Ground reports of a downturn
The Federal tries to understand the current slowdown in India’s economy through a series of ground reports from the state that was till recently a developing hub
Uploaded 04 September, 2019
Hit by job loss, Howrah’s foundries hope for bailout
Satyajit Kundu, a third generation entrepreneur, is a worried man caught between compassion and compulsion.
Just seven months back, his foundry unit was bustling with activity – manufacturing of water pumps, pinion gears, pipes, manhole covers and other iron casting products was in full swing. Established in 1958 by his grandfather, the unit Lakshmi Foundry Works Private Limited in West Bengal’s Howrah is one of the leading manufacturers of hand pumps in eastern India.

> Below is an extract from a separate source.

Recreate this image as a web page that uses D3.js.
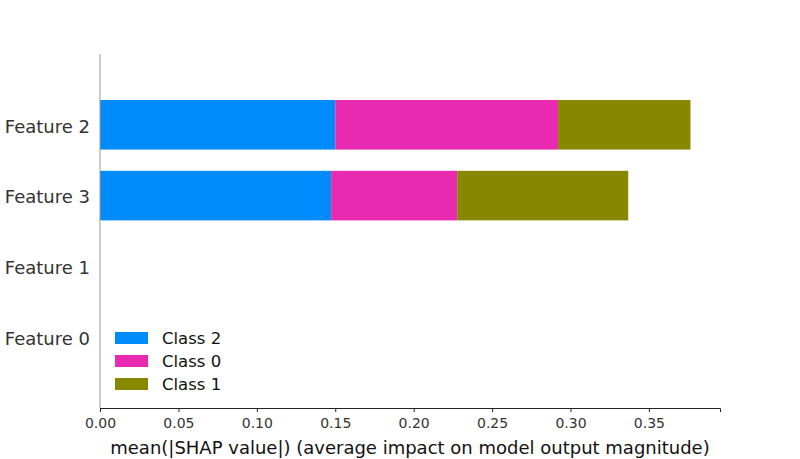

The desolate expanse of Kundu’s production shed now, however, belies the reputation. There are hardly any activities here befitting a top manufacturing unit. Workers are seen mostly idling away duty hours doing nothing in particular as rows of different hand pumps components are laid out, waiting to be assembled only once new orders are placed.
“Order for our products has dropped drastically in the past few months. On top of that payments from our clients have also become irregular,” Kundu says.
Lack of demand, he says, has made at least 25 per cent of his workforce redundant. “I have not yet retrenched them only because I don’t have the heart to take the unpleasant call ahead of festive Durga Puja season. But if the situation does not improve in a month or so, I will be forced to take the harsh step after puja.”
Hoping against hope that the situation might improve soon, Kundu fears that it otherwise would become difficult for him to sustain the business that has provided for his family for three generations.
Similar tales of despair can be heard in almost all the foundry units lining either side of the Benaras Road and in and around Belgachia, Baltikuri, Bamungachi and Liluah, spreading over an area of about 78 sq km in Howrah district. But not everyone is as compassionate as Kundu. Several workers have already lost jobs as the foundry sector in West Bengal is bearing the brunt of what experts term a liquidity crunch in the market.
Though there is no exact figure of job loss, as per some estimates based on numbers provided by units attached to various foundry associations, it could be in the range of 10-15 per cent.
Umesh Rai from Bihar’s Munger is another victim of job loss. He was working as a mold and core maker at a foundry unit in Liluah. Early this month, he along with four others got the dreadful notice as the unit where they were working was pushed to the verge of closure.
Failing to find a new job in the recession-hit foundry sector, Rai now does odd jobs at a wholesale vegetable market in Howrah.
The foundry sector in West Bengal, mostly concentrated in Howrah, provides direct and indirect employment to around five lakh people, according to Adarsh Jaiswal, secretary of the Howrah Foundry Development Cluster.
I have not yet retrenched them only because I don’t have the heart to take the unpleasant call ahead of festive Durga Puja season. But if the situation does not improve… I will be forced
Satyajit Kundu, Owner, Lakshmi Foundry Works Private Limited, Howrah
“Unless some immediate remedial measures are taken by the government to revive the economy, livelihood of lakhs of people will be on the line because what we are facing today is an existential crisis,” Jaiswal said.
Those involved in the sector said the crisis is triggered by a sudden slump in demand due to general downturn in economy. Even the government-owned organisations like the railways have reduced the volume of procurement order to tighten their purse strings.
Overall, on an average, production is down by at least 30 per cent, according to an estimate given by Jaiswal. He said the situation was the worst for those units that were mostly catering to automobile companies like the Tata Motors. “Their businesses are down by almost 90 per cent.” Fortunately, only a few units in Howrah make auto components.
Foundry units in West Bengal mainly produce customised products such as valves and railway components as per the buyer’s requirement, tools for agricultural and domestic use, decorative casting, manhole cover, sanitary items, hand pumps, rotary pumps, rice mill spares, jute mill parts and pipe fittings among other things.
The total annual production of the existing foundries in the cluster is about 750,000 tons with an annual turnover in the range of something between ₹1,200 crore and ₹1,500 crore, as per a data published by the Howrah Foundry Association. If the present downturn continues, the turnover would see a fall in the range of ₹400 to ₹450 crore this fiscal due to the impact of 25 to 30 per cent drop in production, said Jaiswal.
Unless some immediate remedial measures are taken by the government to revive the economy, livelihood of lakhs of people will be on the line
Adarsh Jaiswal, secretary, Howrah Foundry Development Cluster
Kundu says since foundry units serve as ancillaries of other sectors like automobile, jute, textile, real estates and agriculture, any stimulus if provided to the latter by the government would also help foundries by spurring demand.
It’s on this stimulus that the Howrah foundry cluster and thousands of people associated with it are pinning their hope, for sustenance. Perhaps it is now the turn of the government to be compassionate.